On our 3 clustered servers we have activated the database leakDetectionThreshold at 30s, and across the three server logs starting at exactly 9am we start seeing hundreds of "connection leak detected" messages (findAssignment-conn-leak.txt) all concerning the same method in Assignments, AssignmentRepositoryImpl.findAssignment() which is eventually called by AssignmentAction.doAccept_assignment_honor_pledge(). To be sure, the assignment is configured to present the honor pledge to students before allowing them to access it.
In talking to our DBAs, they confirmed that as of 9 am our active database session count exploded into the hundreds, as did the number of active sessions waiting for a lock to release. They generated a report for that period indicating that the number one SQL query by elapsed time was the following :
By activating the hibernate show_sql property I was able to confirm that this query is executed when a student accepts the honor pledge, I believe because a submission is generated at that time. If the honor pledge is disabled, this query is executed when the student submits. I think since the students were all accepting the honor pledge at the same time, they all had to wait for the others' locks to resolve causing a massive slow down and server load.

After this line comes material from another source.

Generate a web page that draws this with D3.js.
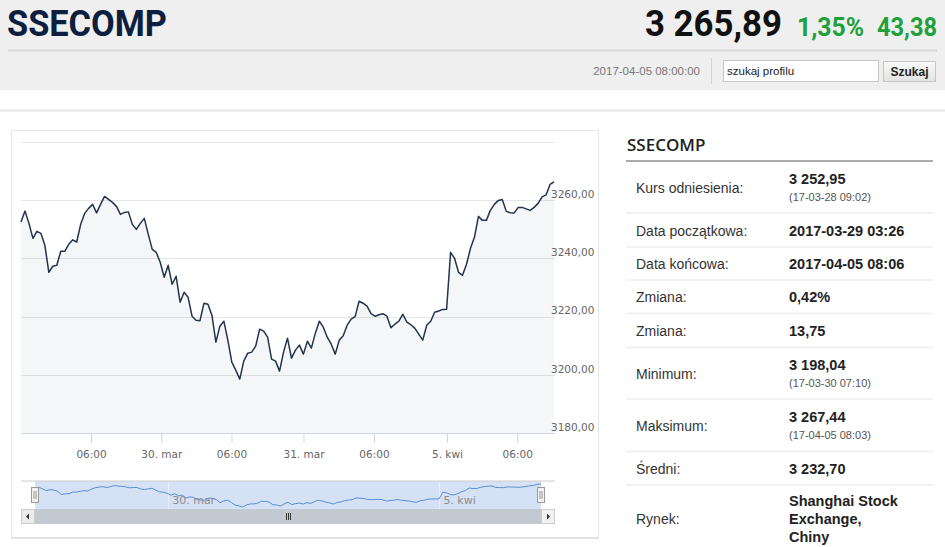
<!DOCTYPE html>
<html>
<head>
<meta charset="utf-8">
<script src="https://cdn.jsdelivr.net/npm/d3@7"></script>
<style>
  body { margin: 0; background: #fff; }
  svg { display: block; }
</style>
</head>
<body>
<div id="page"></div>
<script>
// Series values (SSECOMP, intraday, ordinal trading time)
var values = [
  3252.49, 3256.26, 3252.04, 3246.90, 3249.30, 3248.61, 3244.49, 3235.23, 3237.29, 3237.63,
  3242.44, 3242.44, 3244.84, 3246.38, 3245.63, 3251.70, 3255.47, 3257.19, 3258.56, 3255.64,
  3258.56, 3261.30, 3260.27, 3259.25, 3257.87, 3255.13, 3255.81, 3255.99, 3251.70, 3249.98,
  3252.04, 3253.76, 3248.27, 3243.12, 3242.09, 3238.66, 3233.52, 3237.63, 3231.11, 3233.86,
  3224.94, 3228.37, 3226.66, 3220.14, 3218.77, 3218.59, 3224.60, 3224.25, 3220.48, 3211.22,
  3216.71, 3218.42, 3211.90, 3204.36, 3201.61, 3198.52, 3204.70, 3207.44, 3207.79, 3209.85,
  3215.68, 3214.99, 3212.93, 3205.39, 3204.70, 3201.27, 3207.79, 3212.59, 3205.73, 3208.47,
  3210.19, 3207.10, 3211.56, 3209.16, 3214.31, 3218.42, 3216.36, 3212.93, 3210.53, 3207.10,
  3211.90, 3213.45, 3217.05, 3219.11, 3219.97, 3225.28, 3224.60, 3223.57, 3220.99, 3220.14,
  3220.65, 3220.99, 3220.14, 3216.19, 3217.39, 3218.42, 3220.82, 3218.08, 3217.22, 3216.02,
  3213.96, 3211.90, 3217.05, 3218.42, 3221.51, 3221.92, 3222.47, 3222.54, 3242.09, 3240.03,
  3235.23, 3234.20, 3237.98, 3243.46, 3247.24, 3254.44, 3253.07, 3253.07, 3256.50, 3258.56,
  3259.93, 3260.27, 3256.16, 3255.71, 3255.64, 3257.53, 3257.53, 3257.02, 3256.50, 3257.53,
  3258.90, 3261.13, 3261.82, 3265.42, 3266.28
];

// x axis ticks (positions in sample index units) and labels
var xTickPos = [17.6, 35.27, 52.92, 71.02, 88.74, 107.09, 124.76];
var xTickLabels = ["06:00", "30. mar", "06:00", "31. mar", "06:00", "5. kwi", "06:00"];
var navTickPos = [35.27, 107.09];
var navTickLabels = ["30. mar", "5. kwi"];
var yTicks = [3180, 3200, 3220, 3240, 3260, 3280];
var yLabelTicks = [3180, 3200, 3220, 3240, 3260];

// header texts
var title = "SSECOMP";
var lastPrice = "3 265,89";
var changePct = "1,35%";
var changeAbs = "43,38";
var quoteTime = "2017-04-05 08:00:00";

// side table
var rowLabels = ["Kurs odniesienia:", "Data początkowa:", "Data końcowa:", "Zmiana:", "Zmiana:",
                 "Minimum:", "Maksimum:", "Średni:", "Rynek:"];
var rowValues = [["3 252,95"], ["2017-03-29 03:26"], ["2017-04-05 08:06"], ["0,42%"], ["13,75"],
                 ["3 198,04"], ["3 267,44"], ["3 232,70"], ["Shanghai Stock", "Exchange,", "Chiny"]];
var rowSubs = ["(17-03-28 09:02)", "", "", "", "", "(17-03-30 07:10)", "(17-04-05 08:03)", "", ""];

// page
var W = 945, H = 547;
var svg = d3.select("#page").append("svg").attr("width", W).attr("height", H);
var headFont = "Roboto, 'Open Sans', sans-serif";
var openSans = "'Open Sans', 'DejaVu Sans', sans-serif";
var arial = "'Liberation Sans', Arial, sans-serif";
var narrow = "'Liberation Sans Narrow', 'Liberation Sans', Arial, sans-serif";
var hcFont = "'DejaVu Sans', 'Lucida Grande', sans-serif";

// ---- header ----
svg.append("rect").attr("x", 0).attr("y", 0).attr("width", W).attr("height", 90).attr("fill", "#efefef");
svg.append("line").attr("x1", 8).attr("x2", 937).attr("y1", 50.5).attr("y2", 50.5)
  .attr("stroke", "#d8d8d8").attr("stroke-width", 2);
svg.append("rect").attr("x", 0).attr("y", 109).attr("width", W).attr("height", 3).attr("fill", "#ededed");

svg.append("text").attr("x", 7).attr("y", 35.5)
  .style("font-family", headFont).style("font-weight", 700).style("font-size", "37px")
  .attr("fill", "#0d1e3e").attr("textLength", 160).attr("lengthAdjust", "spacingAndGlyphs").text(title);

svg.append("text").attr("x", 645).attr("y", 36)
  .style("font-family", headFont).style("font-weight", 700).style("font-size", "37px")
  .attr("fill", "#111").attr("textLength", 137).attr("lengthAdjust", "spacingAndGlyphs").text(lastPrice);
svg.append("text").attr("x", 797).attr("y", 35.5)
  .style("font-family", headFont).style("font-weight", 700).style("font-size", "26px")
  .attr("fill", "#20a03a").attr("textLength", 67).attr("lengthAdjust", "spacingAndGlyphs").text(changePct);
svg.append("text").attr("x", 877).attr("y", 35.5)
  .style("font-family", headFont).style("font-weight", 700).style("font-size", "26px")
  .attr("fill", "#20a03a").attr("textLength", 60).attr("lengthAdjust", "spacingAndGlyphs").text(changeAbs);

svg.append("text").attr("x", 700).attr("y", 75).attr("text-anchor", "end")
  .style("font-family", narrow).style("font-size", "11.5px").attr("fill", "#777").text(quoteTime);
svg.append("line").attr("x1", 711.5).attr("x2", 711.5).attr("y1", 58).attr("y2", 84).attr("stroke", "#d4d4d4");
svg.append("rect").attr("x", 723.5).attr("y", 60.5).attr("width", 155).attr("height", 21)
  .attr("fill", "#fff").attr("stroke", "#c9c9c9");
svg.append("text").attr("x", 727).attr("y", 75)
  .style("font-family", arial).style("font-size", "11.5px").attr("fill", "#222").text("szukaj profilu");

var grad = svg.append("defs").append("linearGradient").attr("id", "btn").attr("x1", 0).attr("x2", 0).attr("y1", 0).attr("y2", 1);
grad.append("stop").attr("offset", "0%").attr("stop-color", "#fafafa");
grad.append("stop").attr("offset", "100%").attr("stop-color", "#e2e2e2");
svg.append("rect").attr("x", 883.5).attr("y", 61.5).attr("width", 52).attr("height", 20)
  .attr("fill", "url(#btn)").attr("stroke", "#c6c6c6");
svg.append("text").attr("x", 909.5).attr("y", 76).attr("text-anchor", "middle")
  .style("font-family", narrow).style("font-weight", 700).style("font-size", "12px").attr("fill", "#222").text("Szukaj");

// ---- chart box ----
svg.append("rect").attr("x", 11.5).attr("y", 130.5).attr("width", 587).attr("height", 407)
  .attr("fill", "#fff").attr("stroke", "#e6e6e6");
svg.append("line").attr("x1", 11).attr("x2", 599).attr("y1", 538).attr("y2", 538)
  .attr("stroke", "#e2e2e2").attr("stroke-width", 2);

var x = d3.scaleLinear().domain([0, values.length - 1]).range([21, 554]);
var y = d3.scaleLinear().domain([3180, 3280]).range([433, 142]);
var fmt = d3.formatLocale({decimal: ",", thousands: " ", grouping: [3], currency: ["", ""]}).format(".2f");

var chart = svg.append("g");

// gridlines
chart.append("g").selectAll("line").data(yTicks).enter().append("line")
  .attr("x1", 21).attr("x2", 555)
  .attr("y1", d => Math.round(y(d)) + 0.5).attr("y2", d => Math.round(y(d)) + 0.5)
  .attr("stroke", "#e6e6e6");

// area + line
var area = d3.area().x((d, i) => x(i)).y0(433).y1(d => y(d));
chart.append("path").datum(values).attr("d", area).attr("fill", "#2b4a7a").attr("fill-opacity", 0.05);
var line = d3.line().x((d, i) => x(i)).y(d => y(d));
chart.append("path").datum(values).attr("d", line)
  .attr("fill", "none").attr("stroke", "#22344f").attr("stroke-width", 1.5).attr("stroke-linejoin", "round");

// x axis
var xAxis = d3.axisBottom(x).tickValues(xTickPos).tickFormat((d, i) => xTickLabels[i]).tickSize(10).tickSizeOuter(0);
var gx = chart.append("g").attr("transform", "translate(0,433)").call(xAxis);
gx.select(".domain").attr("stroke", "#ccd6eb").attr("d", "M21,0.5H555");
gx.selectAll(".tick line").attr("stroke", "#ccd6eb");
gx.selectAll(".tick text").attr("y", 18).style("font-family", hcFont).style("font-size", "10.5px").attr("fill", "#666");

// y axis (right side labels)
var yAxis = d3.axisRight(y).tickValues(yLabelTicks).tickFormat(fmt).tickSize(0);
var gy = chart.append("g").attr("transform", "translate(551,0)").call(yAxis);
gy.select(".domain").remove();
gy.selectAll(".tick text").attr("x", 0).attr("dy", "-0.25em").attr("text-anchor", "start")
  .style("font-family", hcFont).style("font-size", "10.5px").attr("fill", "#666");

// ---- navigator ----
var xn = d3.scaleLinear().domain([0, values.length - 1]).range([35, 541]);
var yn = d3.scaleLinear().domain([d3.min(values), d3.max(values)]).range([507, 484]);
var nav = svg.append("g");
nav.append("rect").attr("x", 35).attr("y", 481).attr("width", 506).attr("height", 28).attr("fill", "#d5e2f5");
nav.append("line").attr("x1", 21).attr("x2", 555).attr("y1", 481).attr("y2", 481).attr("stroke", "#cccccc");
nav.append("g").selectAll("line").data(navTickPos).enter().append("line")
  .attr("x1", d => Math.round(xn(d)) + 0.5).attr("x2", d => Math.round(xn(d)) + 0.5)
  .attr("y1", 482).attr("y2", 509).attr("stroke", "#e6eefa");
nav.append("path").datum(values)
  .attr("d", d3.line().x((d, i) => xn(i)).y(d => yn(d)))
  .attr("fill", "none").attr("stroke", "#5a8dd0").attr("stroke-width", 1);
nav.append("g").selectAll("text").data(navTickPos).enter().append("text")
  .attr("x", d => xn(d) + 4).attr("y", 504)
  .style("font-family", hcFont).style("font-size", "11px").attr("fill", "#8c8c8c")
  .text((d, i) => navTickLabels[i]);

// handles
[35, 541].forEach(function(hx) {
  var h = nav.append("g").attr("transform", "translate(" + (hx - 4) + ",487)");
  h.append("rect").attr("x", 0.5).attr("y", 0.5).attr("width", 7).attr("height", 15)
    .attr("fill", "#f2f2f2").attr("stroke", "#999");
  h.append("line").attr("x1", 3).attr("x2", 3).attr("y1", 4).attr("y2", 12).attr("stroke", "#999");
  h.append("line").attr("x1", 5).attr("x2", 5).attr("y1", 4).attr("y2", 12).attr("stroke", "#999");
});

// scrollbar
nav.append("rect").attr("x", 21.5).attr("y", 509.5).attr("width", 533).attr("height", 14)
  .attr("fill", "#f2f2f2").attr("stroke", "#e0e0e0");
nav.append("rect").attr("x", 35).attr("y", 509).attr("width", 506).attr("height", 15).attr("fill", "#c3c9d1");
nav.append("rect").attr("x", 21.5).attr("y", 509.5).attr("width", 13).attr("height", 14)
  .attr("fill", "#ececec").attr("stroke", "#cccccc");
nav.append("rect").attr("x", 541.5).attr("y", 509.5).attr("width", 13).attr("height", 14)
  .attr("fill", "#f2f2f2").attr("stroke", "#cccccc");
nav.append("path").attr("d", "M29,513.5L26,516.5L29,519.5Z").attr("fill", "#333");
nav.append("path").attr("d", "M547,513.5L550,516.5L547,519.5Z").attr("fill", "#333");
[-2, 0, 2].forEach(function(o) {
  nav.append("line").attr("x1", 288 + o + 0.5).attr("x2", 288 + o + 0.5).attr("y1", 513).attr("y2", 520)
    .attr("stroke", "#333");
});

// ---- side panel ----
var side = svg.append("g");
side.append("text").attr("x", 627).attr("y", 151)
  .style("font-family", openSans).style("font-weight", 600).style("font-size", "17px")
  .attr("fill", "#222").text(title);
side.append("line").attr("x1", 626).attr("x2", 933).attr("y1", 161).attr("y2", 161)
  .attr("stroke", "#8f8f8f").attr("stroke-width", 1.5);

var rowBottoms = [213, 247, 280, 313.5, 347.5, 399, 451.5, 485, 547];
var rowTops = [161].concat(rowBottoms.slice(0, -1));
side.append("g").selectAll("line").data(rowBottoms.slice(0, -1)).enter().append("line")
  .attr("x1", 626).attr("x2", 933).attr("y1", d => d).attr("y2", d => d)
  .attr("stroke", "#ececec").attr("stroke-width", 1.5);

rowLabels.forEach(function(lab, i) {
  var cy = (rowTops[i] + rowBottoms[i]) / 2 + 0.5;
  if (i === 8) cy = 519;
  side.append("text").attr("x", 636).attr("y", cy + 5)
    .style("font-family", arial).style("font-size", "14px").attr("fill", "#333").text(lab);
  var vals = rowValues[i];
  var sub = rowSubs[i];
  if (sub) {
    side.append("text").attr("x", 789).attr("y", cy - 9 + 5)
      .style("font-family", arial).style("font-weight", 700).style("font-size", "14.5px")
      .attr("fill", "#222").text(vals[0]);
    side.append("text").attr("x", 789).attr("y", cy + 9 + 4)
      .style("font-family", arial).style("font-size", "11px").attr("fill", "#555").text(sub);
  } else {
    vals.forEach(function(v, j) {
      var vy = cy + (j - (vals.length - 1) / 2) * 17.7;
      side.append("text").attr("x", 789).attr("y", vy + 5)
        .style("font-family", arial).style("font-weight", 700).style("font-size", "14.5px")
        .attr("fill", "#222").text(v);
    });
  }
});
</script>
</body>
</html>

Another strange error was later seen many times in the logs: an UnresolvableObjectException.txt on AssignmentRepositoryImpl.deleteSubmission() in findSubmissionForUser(). It looks like the system finds >1 submission for the user and then tries to delete all but one, but the delete fails because the submission id is not found. I figure this might be from students closing their tab and trying again, and I assume some kind of dirty read is making the tool try to delete a submission that is not yet committed. Presumable this is caused by the previous issues. This is seen from AssignmentAction.doAccept_assignment_honor_pledge() as well as /vm/assignment/chef_assignments_list_assignments.vm, and was never seen before in our logs archive.